Born under different stars, Protestant Mungo and Catholic James live in the hyper-masculine and violently sectarian world of Glasgow’s housing estates. They should be sworn enemies if they’re to be seen as men at all, and yet they become best friends as they find sanctuary in the pigeon dovecot that James has built for his prize racing birds. As they find themselves falling in love, they dream of escaping the grey city. Mungo works especially hard to hide his true self from all those around him, especially from his elder brother Hamish, a local gang leader with a brutal reputation to uphold.
But the threat of discovery is constant and the punishment unspeakable. When Mungo’s mother sends him on a fishing trip to a loch in Western Scotland with two strange men whose drunken banter belies murky pasts, he will need to summon all his inner strength and courage to get back to a place of safety, a place where he and James might still have a future.
Length: 391 pages
Content Warnings: sexual abuse, alcoholism, violence, homophobia
Thank you to NetGalley and the publisher for a free copy of this book in exchange for an honest review.
Let’s start with what this book isn’t: it isn’t a cute queer romance to gush over. And it isn’t an easy read at all.
This is a story about abuse, poverty, and growing up gay in a world where your life is in danger because of who you are.
I picked up Young Mungo because I read Shuggie Bain by Stuart and absolutely loved it. It was one of my favourite reads of last year (2021) because it portrays a world that is so rarely seen in fiction: that of poverty in Britain.
Stuart sets both Shuggie Bain and Young Mungo in Glasgow in the 1980s/1990s (I’m not entirely sure of the exact date). And both explore the lives of those who live on what are known in Scotland as ‘schemes’ and in England as ‘council estates’. They both feature a young, gay male protagonist with an alcoholic single mother, an older sister, and an older brother. The young protagonist in both books is the one member of the family who still cares about their mother, and wants to look after her.
So my main criticism of Young Mungo shouldn’t come as a surprise. It felt very much like it wanted to be a sequel to Shuggie Bain. But because it’s literary fiction, it couldn’t be (just my interpretation). I appreciate that Stuart is portraying this world in his writing and I think that is an amazing, valuable thing. I just wish that the family in the two books were a bit different. Maybe a different set of siblings, or something different about the mother? I felt like characterization in this book was the weakest point of it. At times I really did feel like I was still reading about Shuggie as I was reading about Mungo. They felt very much one and the same.

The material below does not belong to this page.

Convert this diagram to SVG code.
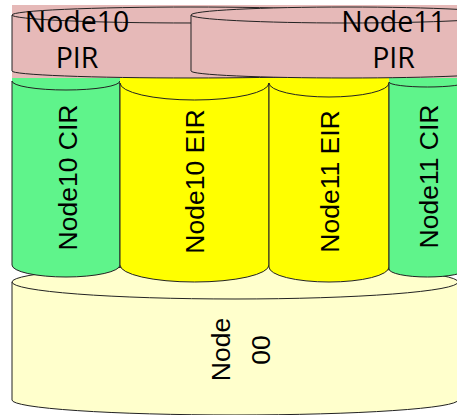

But that’s really it for criticisms. Stuart’s writing in Young Mungo fantastic, with a good sense of place and enough description that I could see the world Mungo walks through. I really enjoyed seeing the relationship between Mungo and James develop. Mungo really grows up through that relationship and discovers who he is. This does of course put him in danger, because Mungo is expected to be a ‘man’ by his family. And in this context, being a ‘man’ means being violent, being tough, being the sort of person who gets into trouble with the police. In this way, the book does address ideas around toxic masculinity and the expectations put on young boys, especially those from poor backgrounds.
The biggest difficulty I had reading Young Mungo was the graphic nature of certain scenes. It really is a difficult book to read in places. I had to put it down a few times during certain scenes, and honestly I think that’s a good thing. Stuart’s writing is extremely realistic throughout Young Mungo. I could feel the boy’s terror coming through the pages. Despite their difficult nature, I think it’s important these things are portrayed though, and talked about.
Young Mungo is about the reality of growing up gay in a world where that isn’t acceptable. Which is hard to read about. It made me look at the society we live in today in the UK, and think about how much things have changed in regards to the acceptance of LGBTQ+ relationships and identities. The world Mungo lives in is one that is still very present in places both within the UK and globally. It serves to remind us that some people are still in this kind of danger simply because of who they are.
Overall, I think this is a highly important book, though a difficult one to read. I wish Stuart had made different choices in order to distinguish this from Shuggie Bain a little more. I also wish he had given more depth to the character of Mungo. Stuart seems to be writing primarily from an autobiographical perspective (though I don’t know how much this is based on his life), and his central characters do seem to be him in a lot of ways. But if this pattern continues throughout his work, I feel like his books may become quite repetitive.
I love Young Mungo for all the reasons I loved Shuggie Bain. It portrays a community that I rarely see in fiction, and a time which many seem to want to forget. A time when being LGBTQ+ was not acceptable in British society. These books are massively important. If you can handle reading the difficult scenes in Young Mungo, I would highly recommend it.